Given a Matrix $A=(A_1, \dots, A_n)$ with columns $A_i \in \mathbb{R}^n$. I am trying to understand the solution of my homework assignment where in one line we state the inequality $\|A(x-y)\|_2\leq \max_i \|A_i\|_2 \|x-y\|_2$. I know that $\|A(x-y)\|_2\leq \|A\|_2 \|x-y\|_2$ holds, so is $\|A\|_2$ bounded by $\max_i \|A_i\|_2$?

Answer 1

The reverse is true:

$$ \| A \|_2 = \sup_{x: \|x\|_2 = 1} \| Ax \|_2 \geq \sup_{i} \| A \mathbf{e}_i\|_2 = \max_{i} \| A_{i} \|_2, $$

where $\mathbf{e}_i$ is the $i^{\text{th}}$ canonical basis vector.

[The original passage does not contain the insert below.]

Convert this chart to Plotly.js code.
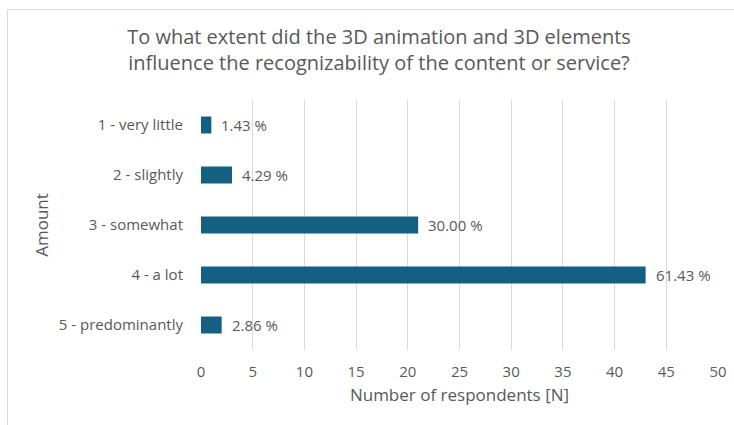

I also don't think your first inequality is correct. If it were, you could simply divide by $\|x - y\|_2$, take a supremum over pairs $x, y$, and obtain

$$ \|A\|_2 = \sup_{v \in \mathbf{B}} \| A v \|_2 \leq \max_{i} \| A_i \|_2 $$

However, this is clearly false if you consider, e.g., the matrix

$$ A = \begin{bmatrix} \frac{1}{\sqrt{2}} & \frac{1}{\sqrt{2}} \\ \frac{1}{\sqrt{2}} & \frac{1}{\sqrt{2}} \\ \end{bmatrix}. $$

Its maximum column norm is $\max_{i} \| A_{i} \|_2 = 1$, but its spectral norm is $\| A\|_2 = \sqrt{2}$.